Cross-functional teams observing user testing sessions together can witness firsthand how a real person reacts to different status messages. Seeing a user panic because the screen reads "Executing trade" can prompt engineers and designers to align on better wording, such as changing it to "Verifying sufficient funds" before executing a stock purchase. Collaborative testing ensures the final interface serves both system logic and user peace of mind.
While integrating these additional activities requires time and resource allocation, the outcome is a more cohesive team with open communication channels and users who possess a clearer understanding of their AI-powered tools. This integrated approach is foundational to designing genuinely trustworthy AI experiences.
Trust Is a Design Choice
Trust is often perceived as an emotional byproduct of a positive user experience. However, it can also be viewed as a mechanical result of predictable and clear communication. We build trust by delivering the right information at the right time. We erode it by overwhelming users or by completely concealing the underlying machinery.

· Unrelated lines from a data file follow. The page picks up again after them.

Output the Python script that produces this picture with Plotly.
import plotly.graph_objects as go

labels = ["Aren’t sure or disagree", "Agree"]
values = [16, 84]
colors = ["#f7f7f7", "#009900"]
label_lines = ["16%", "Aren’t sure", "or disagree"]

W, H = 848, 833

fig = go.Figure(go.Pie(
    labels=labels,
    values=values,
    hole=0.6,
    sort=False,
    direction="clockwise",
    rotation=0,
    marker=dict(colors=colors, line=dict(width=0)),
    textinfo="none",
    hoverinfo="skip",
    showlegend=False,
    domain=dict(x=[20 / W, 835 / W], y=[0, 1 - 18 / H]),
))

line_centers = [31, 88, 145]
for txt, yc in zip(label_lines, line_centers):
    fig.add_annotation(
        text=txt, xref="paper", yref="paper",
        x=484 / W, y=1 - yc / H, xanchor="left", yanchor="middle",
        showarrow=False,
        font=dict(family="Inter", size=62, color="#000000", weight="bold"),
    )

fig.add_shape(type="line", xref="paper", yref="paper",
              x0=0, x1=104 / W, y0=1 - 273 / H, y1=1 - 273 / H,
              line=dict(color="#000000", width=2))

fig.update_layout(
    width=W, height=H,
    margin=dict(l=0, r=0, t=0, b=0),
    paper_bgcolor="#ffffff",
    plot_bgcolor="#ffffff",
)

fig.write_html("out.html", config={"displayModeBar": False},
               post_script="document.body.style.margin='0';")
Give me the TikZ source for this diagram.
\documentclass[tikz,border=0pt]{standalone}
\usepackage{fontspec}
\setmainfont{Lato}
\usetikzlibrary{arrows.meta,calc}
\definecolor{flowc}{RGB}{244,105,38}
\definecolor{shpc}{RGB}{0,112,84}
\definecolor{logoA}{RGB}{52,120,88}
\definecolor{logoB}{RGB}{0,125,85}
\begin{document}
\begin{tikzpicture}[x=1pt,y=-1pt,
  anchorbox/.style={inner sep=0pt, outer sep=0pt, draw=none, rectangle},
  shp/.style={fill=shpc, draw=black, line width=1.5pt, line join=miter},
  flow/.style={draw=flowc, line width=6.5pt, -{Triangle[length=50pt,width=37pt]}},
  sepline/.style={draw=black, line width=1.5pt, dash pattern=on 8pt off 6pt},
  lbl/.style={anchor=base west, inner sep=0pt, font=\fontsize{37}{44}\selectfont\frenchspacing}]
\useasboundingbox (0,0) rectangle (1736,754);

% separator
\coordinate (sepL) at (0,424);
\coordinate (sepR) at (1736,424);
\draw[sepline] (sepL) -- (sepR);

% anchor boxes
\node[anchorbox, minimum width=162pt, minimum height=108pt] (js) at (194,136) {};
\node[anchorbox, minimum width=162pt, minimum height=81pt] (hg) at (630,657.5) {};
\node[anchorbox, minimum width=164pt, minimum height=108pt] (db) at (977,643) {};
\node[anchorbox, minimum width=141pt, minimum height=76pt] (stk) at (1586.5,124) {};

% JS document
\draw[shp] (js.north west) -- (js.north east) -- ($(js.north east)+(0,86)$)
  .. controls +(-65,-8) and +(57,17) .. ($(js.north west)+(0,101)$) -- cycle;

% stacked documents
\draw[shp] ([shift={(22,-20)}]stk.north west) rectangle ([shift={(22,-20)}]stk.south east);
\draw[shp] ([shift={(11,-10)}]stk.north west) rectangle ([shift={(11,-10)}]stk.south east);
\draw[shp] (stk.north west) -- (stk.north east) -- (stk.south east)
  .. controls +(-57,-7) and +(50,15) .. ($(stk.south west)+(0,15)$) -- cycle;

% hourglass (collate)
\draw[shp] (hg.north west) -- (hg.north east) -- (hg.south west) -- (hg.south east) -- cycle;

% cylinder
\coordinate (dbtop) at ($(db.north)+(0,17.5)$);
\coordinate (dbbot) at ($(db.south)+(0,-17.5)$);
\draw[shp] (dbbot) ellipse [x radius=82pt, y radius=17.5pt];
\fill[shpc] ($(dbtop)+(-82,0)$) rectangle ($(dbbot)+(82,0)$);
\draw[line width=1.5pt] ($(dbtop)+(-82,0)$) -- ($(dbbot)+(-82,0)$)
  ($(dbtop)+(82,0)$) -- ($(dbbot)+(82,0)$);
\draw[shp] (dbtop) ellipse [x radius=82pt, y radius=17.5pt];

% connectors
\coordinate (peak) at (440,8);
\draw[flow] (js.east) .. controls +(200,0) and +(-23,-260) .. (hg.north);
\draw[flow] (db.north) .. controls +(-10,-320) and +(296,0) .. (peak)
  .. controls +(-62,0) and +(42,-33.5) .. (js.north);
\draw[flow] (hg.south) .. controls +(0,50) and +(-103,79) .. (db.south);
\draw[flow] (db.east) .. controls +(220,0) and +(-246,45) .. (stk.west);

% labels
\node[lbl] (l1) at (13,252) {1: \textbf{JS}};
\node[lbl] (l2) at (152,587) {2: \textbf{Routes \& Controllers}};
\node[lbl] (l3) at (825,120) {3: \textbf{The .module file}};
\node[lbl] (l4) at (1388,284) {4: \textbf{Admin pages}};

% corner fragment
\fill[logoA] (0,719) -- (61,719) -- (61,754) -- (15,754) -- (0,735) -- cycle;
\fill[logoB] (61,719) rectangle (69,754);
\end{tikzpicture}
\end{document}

For agentic AI tools and products, starting with the Decision Node Audit is paramount. Identify the moments where the system makes a judgment call, map those moments using the Impact/Risk Matrix, and if the stakes are high, open the box and show the work. The subsequent article will delve into the practical aspects of designing these moments: crafting effective copy, structuring the UI, and managing inevitable errors when the agent makes mistakes.

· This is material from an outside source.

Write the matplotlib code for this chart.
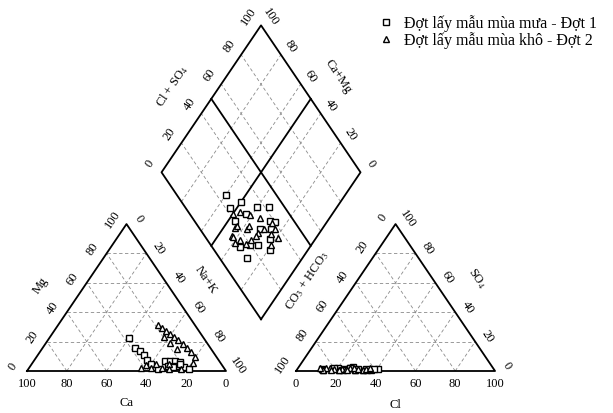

Appendix: The Decision Node Audit Checklist
Phase 1: Setup and Mapping
- Assemble the Team: Gather product owners, business analysts, designers, key decision-makers, and the engineers who developed the AI. The engineers’ insights into the backend logic are indispensable.

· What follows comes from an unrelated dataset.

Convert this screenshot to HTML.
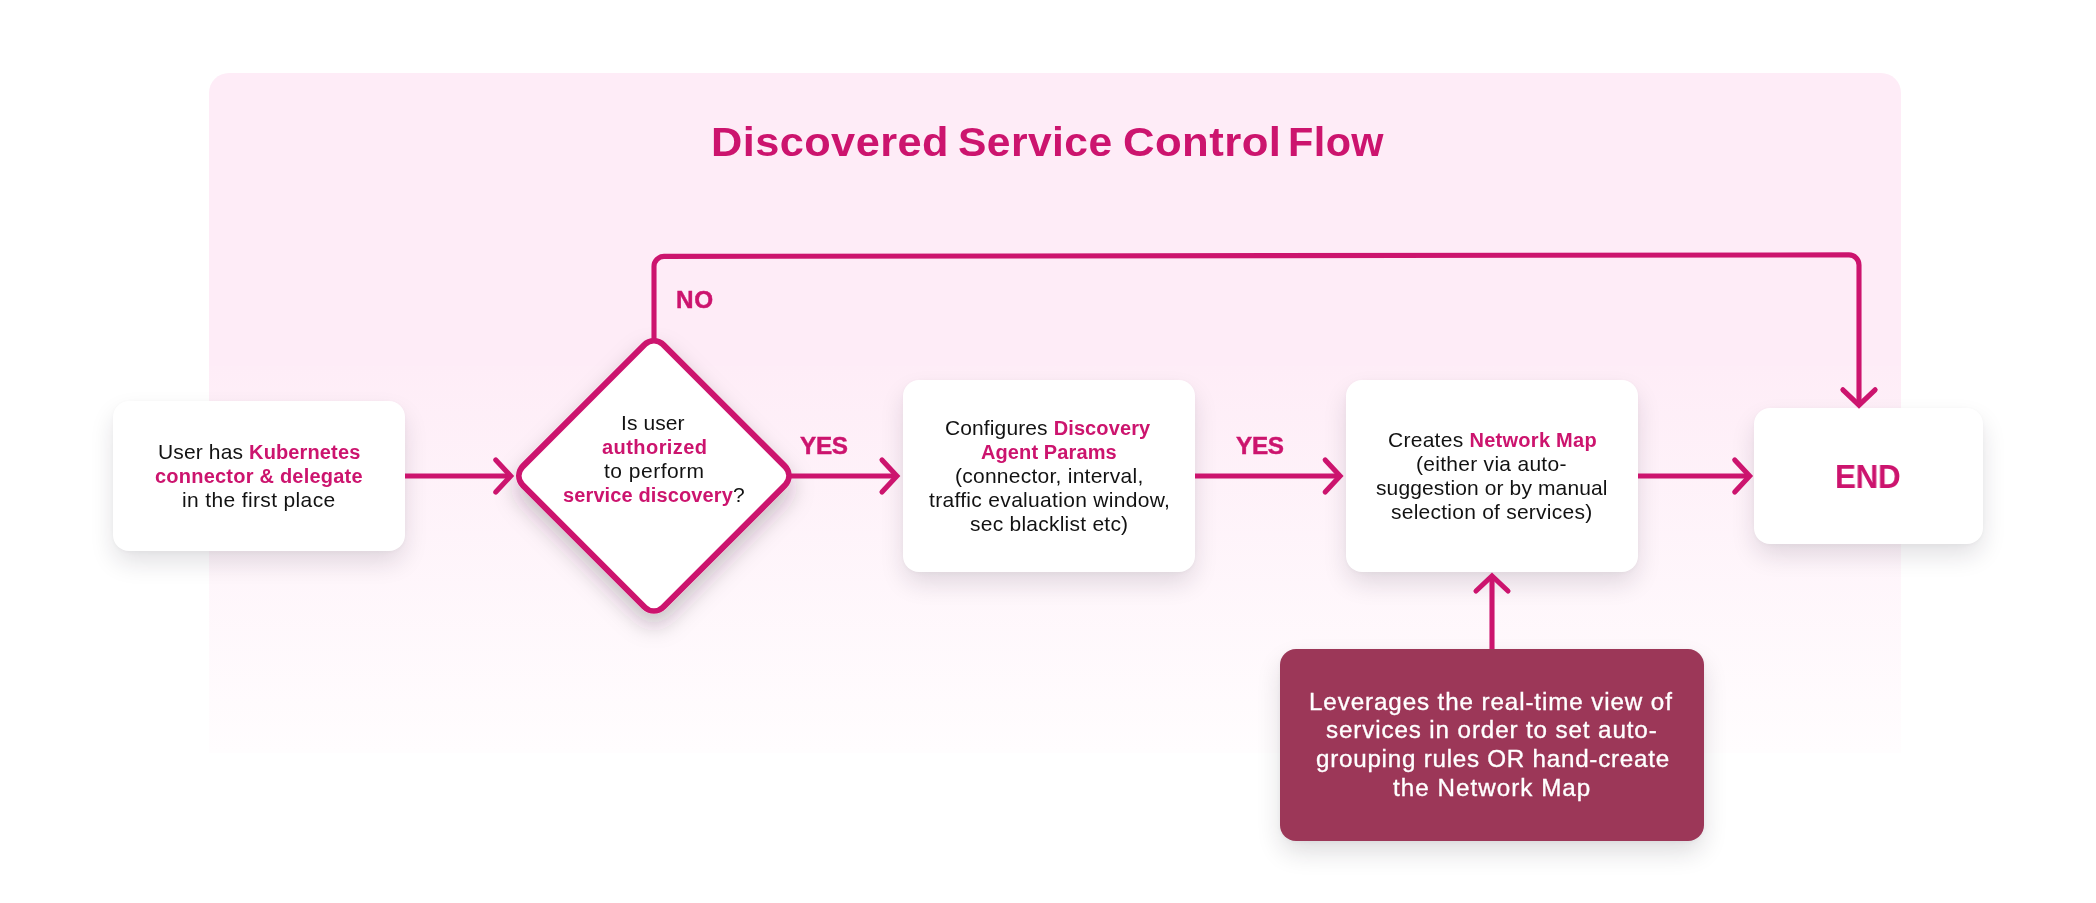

- Document the Entire Process: Map out every step the AI takes, from the initial user interaction to the final output. A physical whiteboard session is often effective for this initial visualization.
Phase 2: Locating the Hidden Logic
- Identify Ambiguity: Scrutinize the process map for any points where the AI compares options or inputs that lack a single, perfect match.
- Pinpoint Probabilistic Steps: For each ambiguous point, ascertain if the system uses a confidence score (e.g., "85% sure"). These are critical decision points.
- Examine the Decision Logic: For each identified choice point, understand the specific internal calculations or comparisons being performed.
Phase 3: Creating the User Experience
- Craft Clear Explanations: Develop user-facing messages that precisely describe the internal action occurring when the AI makes a decision. Ground these messages in concrete reality.
- Update the Interface: Integrate these clear explanations into the user interface, replacing vague messages with specific descriptions of the AI’s actions.
- Verify Trust: Ensure that the new interface messages provide users with a clear rationale for any wait times or results, fostering confidence and trust. Test these messages with actual users to confirm their understanding.